* Dataset extract
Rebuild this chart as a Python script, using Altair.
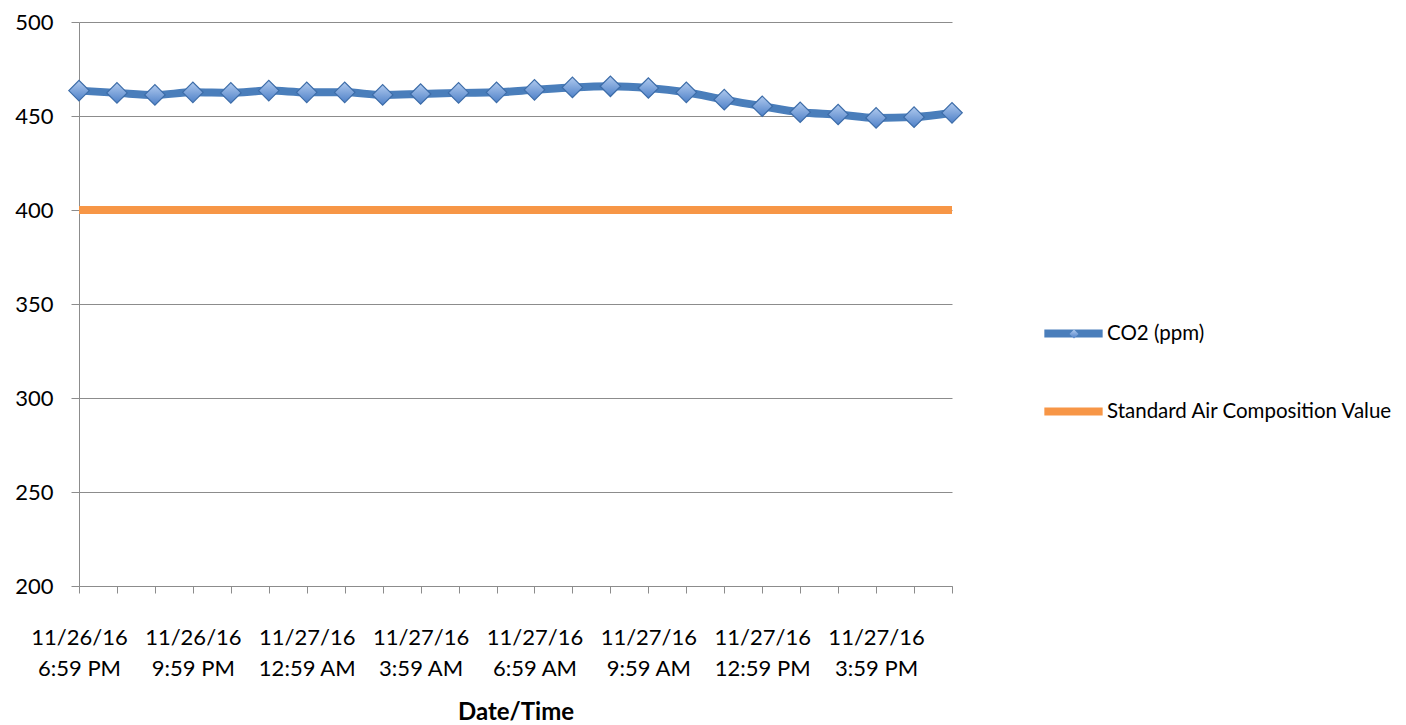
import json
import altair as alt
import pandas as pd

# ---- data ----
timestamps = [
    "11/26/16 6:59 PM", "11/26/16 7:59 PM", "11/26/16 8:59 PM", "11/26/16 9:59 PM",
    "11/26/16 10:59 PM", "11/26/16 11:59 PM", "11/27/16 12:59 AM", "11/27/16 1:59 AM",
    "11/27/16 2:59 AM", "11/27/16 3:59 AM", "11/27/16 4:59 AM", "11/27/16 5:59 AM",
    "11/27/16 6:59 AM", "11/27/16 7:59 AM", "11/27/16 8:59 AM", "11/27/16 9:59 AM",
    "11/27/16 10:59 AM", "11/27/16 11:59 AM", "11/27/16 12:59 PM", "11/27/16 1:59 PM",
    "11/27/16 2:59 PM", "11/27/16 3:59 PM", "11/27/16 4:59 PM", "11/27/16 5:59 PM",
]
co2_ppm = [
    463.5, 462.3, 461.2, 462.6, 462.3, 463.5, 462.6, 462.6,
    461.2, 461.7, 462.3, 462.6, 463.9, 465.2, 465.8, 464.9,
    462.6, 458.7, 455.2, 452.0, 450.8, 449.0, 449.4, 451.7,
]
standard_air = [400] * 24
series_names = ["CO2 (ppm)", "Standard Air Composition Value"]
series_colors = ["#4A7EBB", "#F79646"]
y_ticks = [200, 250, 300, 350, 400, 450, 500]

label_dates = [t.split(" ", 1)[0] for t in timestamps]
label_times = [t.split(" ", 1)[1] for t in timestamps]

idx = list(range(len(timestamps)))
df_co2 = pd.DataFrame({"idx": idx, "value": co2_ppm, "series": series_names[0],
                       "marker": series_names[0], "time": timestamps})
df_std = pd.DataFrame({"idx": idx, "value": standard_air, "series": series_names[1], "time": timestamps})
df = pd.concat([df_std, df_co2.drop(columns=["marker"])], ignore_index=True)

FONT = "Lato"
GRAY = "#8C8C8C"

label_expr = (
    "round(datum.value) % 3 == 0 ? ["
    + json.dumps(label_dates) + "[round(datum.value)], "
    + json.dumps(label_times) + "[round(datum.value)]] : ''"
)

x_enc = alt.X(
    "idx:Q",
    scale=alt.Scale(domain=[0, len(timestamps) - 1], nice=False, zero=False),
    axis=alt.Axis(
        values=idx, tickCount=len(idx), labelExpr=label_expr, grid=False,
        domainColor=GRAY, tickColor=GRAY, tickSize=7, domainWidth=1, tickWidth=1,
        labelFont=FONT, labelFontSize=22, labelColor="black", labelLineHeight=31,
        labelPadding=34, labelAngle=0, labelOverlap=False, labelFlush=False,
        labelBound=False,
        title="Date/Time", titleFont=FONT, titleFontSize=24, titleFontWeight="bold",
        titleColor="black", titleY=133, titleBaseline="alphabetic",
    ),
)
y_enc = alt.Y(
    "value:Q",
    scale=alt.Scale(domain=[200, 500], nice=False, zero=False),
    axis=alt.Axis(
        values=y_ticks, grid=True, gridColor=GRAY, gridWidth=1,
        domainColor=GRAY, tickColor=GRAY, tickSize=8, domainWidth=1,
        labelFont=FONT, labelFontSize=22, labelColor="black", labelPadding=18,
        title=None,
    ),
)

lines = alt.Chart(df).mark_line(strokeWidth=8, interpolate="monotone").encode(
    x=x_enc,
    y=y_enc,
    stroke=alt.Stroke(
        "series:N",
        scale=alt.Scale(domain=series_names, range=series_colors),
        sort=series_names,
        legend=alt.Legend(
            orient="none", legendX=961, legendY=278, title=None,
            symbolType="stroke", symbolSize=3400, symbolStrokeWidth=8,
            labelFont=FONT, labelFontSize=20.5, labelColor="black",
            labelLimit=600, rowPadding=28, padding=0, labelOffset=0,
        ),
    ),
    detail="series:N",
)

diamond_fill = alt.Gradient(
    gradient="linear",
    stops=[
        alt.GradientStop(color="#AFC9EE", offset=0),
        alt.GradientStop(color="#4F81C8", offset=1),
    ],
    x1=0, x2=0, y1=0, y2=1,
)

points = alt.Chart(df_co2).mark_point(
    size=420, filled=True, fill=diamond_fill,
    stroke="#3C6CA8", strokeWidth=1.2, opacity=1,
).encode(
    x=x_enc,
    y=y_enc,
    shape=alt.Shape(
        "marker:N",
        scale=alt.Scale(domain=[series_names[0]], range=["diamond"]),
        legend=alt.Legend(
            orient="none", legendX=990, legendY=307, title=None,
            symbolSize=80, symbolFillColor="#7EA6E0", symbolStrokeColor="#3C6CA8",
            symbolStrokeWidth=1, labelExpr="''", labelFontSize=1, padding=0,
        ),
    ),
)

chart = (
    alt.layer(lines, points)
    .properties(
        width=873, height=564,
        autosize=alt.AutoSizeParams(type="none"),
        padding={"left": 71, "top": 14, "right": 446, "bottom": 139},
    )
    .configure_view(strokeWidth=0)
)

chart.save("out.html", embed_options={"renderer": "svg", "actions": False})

* Work to be completed
Repeat the data in full and exactly. Omit pictures.

* Exercise result
Rebuild this chart as a Python script, using Altair.
import json
import altair as alt
import pandas as pd

# ---- data ----
timestamps = [
    "11/26/16 6:59 PM", "11/26/16 7:59 PM", "11/26/16 8:59 PM", "11/26/16 9:59 PM",
    "11/26/16 10:59 PM", "11/26/16 11:59 PM", "11/27/16 12:59 AM", "11/27/16 1:59 AM",
    "11/27/16 2:59 AM", "11/27/16 3:59 AM", "11/27/16 4:59 AM", "11/27/16 5:59 AM",
    "11/27/16 6:59 AM", "11/27/16 7:59 AM", "11/27/16 8:59 AM", "11/27/16 9:59 AM",
    "11/27/16 10:59 AM", "11/27/16 11:59 AM", "11/27/16 12:59 PM", "11/27/16 1:59 PM",
    "11/27/16 2:59 PM", "11/27/16 3:59 PM", "11/27/16 4:59 PM", "11/27/16 5:59 PM",
]
co2_ppm = [
    463.5, 462.3, 461.2, 462.6, 462.3, 463.5, 462.6, 462.6,
    461.2, 461.7, 462.3, 462.6, 463.9, 465.2, 465.8, 464.9,
    462.6, 458.7, 455.2, 452.0, 450.8, 449.0, 449.4, 451.7,
]
standard_air = [400] * 24
series_names = ["CO2 (ppm)", "Standard Air Composition Value"]
series_colors = ["#4A7EBB", "#F79646"]
y_ticks = [200, 250, 300, 350, 400, 450, 500]

label_dates = [t.split(" ", 1)[0] for t in timestamps]
label_times = [t.split(" ", 1)[1] for t in timestamps]

idx = list(range(len(timestamps)))
df_co2 = pd.DataFrame({"idx": idx, "value": co2_ppm, "series": series_names[0],
                       "marker": series_names[0], "time": timestamps})
df_std = pd.DataFrame({"idx": idx, "value": standard_air, "series": series_names[1], "time": timestamps})
df = pd.concat([df_std, df_co2.drop(columns=["marker"])], ignore_index=True)

FONT = "Lato"
GRAY = "#8C8C8C"

label_expr = (
    "round(datum.value) % 3 == 0 ? ["
    + json.dumps(label_dates) + "[round(datum.value)], "
    + json.dumps(label_times) + "[round(datum.value)]] : ''"
)

x_enc = alt.X(
    "idx:Q",
    scale=alt.Scale(domain=[0, len(timestamps) - 1], nice=False, zero=False),
    axis=alt.Axis(
        values=idx, tickCount=len(idx), labelExpr=label_expr, grid=False,
        domainColor=GRAY, tickColor=GRAY, tickSize=7, domainWidth=1, tickWidth=1,
        labelFont=FONT, labelFontSize=22, labelColor="black", labelLineHeight=31,
        labelPadding=34, labelAngle=0, labelOverlap=False, labelFlush=False,
        labelBound=False,
        title="Date/Time", titleFont=FONT, titleFontSize=24, titleFontWeight="bold",
        titleColor="black", titleY=133, titleBaseline="alphabetic",
    ),
)
y_enc = alt.Y(
    "value:Q",
    scale=alt.Scale(domain=[200, 500], nice=False, zero=False),
    axis=alt.Axis(
        values=y_ticks, grid=True, gridColor=GRAY, gridWidth=1,
        domainColor=GRAY, tickColor=GRAY, tickSize=8, domainWidth=1,
        labelFont=FONT, labelFontSize=22, labelColor="black", labelPadding=18,
        title=None,
    ),
)

lines = alt.Chart(df).mark_line(strokeWidth=8, interpolate="monotone").encode(
    x=x_enc,
    y=y_enc,
    stroke=alt.Stroke(
        "series:N",
        scale=alt.Scale(domain=series_names, range=series_colors),
        sort=series_names,
        legend=alt.Legend(
            orient="none", legendX=961, legendY=278, title=None,
            symbolType="stroke", symbolSize=3400, symbolStrokeWidth=8,
            labelFont=FONT, labelFontSize=20.5, labelColor="black",
            labelLimit=600, rowPadding=28, padding=0, labelOffset=0,
        ),
    ),
    detail="series:N",
)

diamond_fill = alt.Gradient(
    gradient="linear",
    stops=[
        alt.GradientStop(color="#AFC9EE", offset=0),
        alt.GradientStop(color="#4F81C8", offset=1),
    ],
    x1=0, x2=0, y1=0, y2=1,
)

points = alt.Chart(df_co2).mark_point(
    size=420, filled=True, fill=diamond_fill,
    stroke="#3C6CA8", strokeWidth=1.2, opacity=1,
).encode(
    x=x_enc,
    y=y_enc,
    shape=alt.Shape(
        "marker:N",
        scale=alt.Scale(domain=[series_names[0]], range=["diamond"]),
        legend=alt.Legend(
            orient="none", legendX=990, legendY=307, title=None,
            symbolSize=80, symbolFillColor="#7EA6E0", symbolStrokeColor="#3C6CA8",
            symbolStrokeWidth=1, labelExpr="''", labelFontSize=1, padding=0,
        ),
    ),
)

chart = (
    alt.layer(lines, points)
    .properties(
        width=873, height=564,
        autosize=alt.AutoSizeParams(type="none"),
        padding={"left": 71, "top": 14, "right": 446, "bottom": 139},
    )
    .configure_view(strokeWidth=0)
)

chart.save("out.html", embed_options={"renderer": "svg", "actions": False})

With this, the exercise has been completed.